Middle-income families will require 71 percent of pre-retirement income to maintain living standards after they leave the workforce. About 41 percent of their retirement income is expected to come from social security.
Low-income families need an annual savings rate of 11 percent in order to sustain their lifestyle into retirement, which is lower than middle-income families (15 percent) and high-income families (16 percent). For lower income families, social security will replace a greater portion of pre-retirement income.
The Center’s National Retirement Risk Index says that half of Americans lack adequate savings to maintain their standard of living into retirement. A “feasible increase” in savings rates by younger workers can greatly affect their retirement wealth.
For those middle-income workers ages 30 to 39 who lack enough savings, a 7 percent increase in annual savings can provide adequate retirement funding.

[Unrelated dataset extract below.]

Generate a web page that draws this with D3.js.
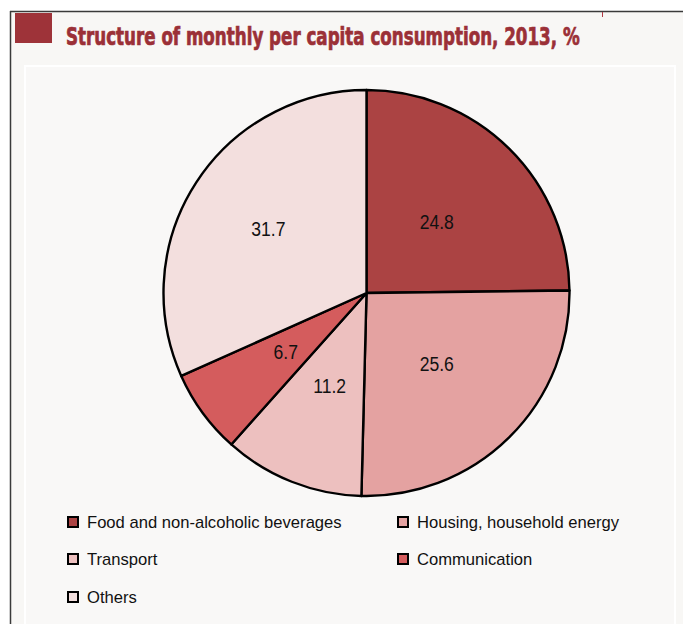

But middle-income workers age 50 to 59 who lack retirement savings would have to increase their annual savings rate by 29 percent, an unlikely expectation, the report adds.
For those older workers behind the curve, a better funding strategy would be “to work longer and cut current and future consumption in order to reduce the required saving rate to a more feasible level.”
Delaying retirement to age 70 greatly reduces the annual savings expectations workers need to meet in order to fund retirement.
A worker who starts saving at age 35 will need a 15 percent annual savings rate in order to retire at age 65. But if the same worker delays retirement until age 70, only a six percent annual savings rate is necessary.
A worker who starts saving at age 45 would need to save 27 percent annually to retire at 65. But by delaying retirement to age 70, the same worker only has to save 10 percent to maintain their standard of living after retirement.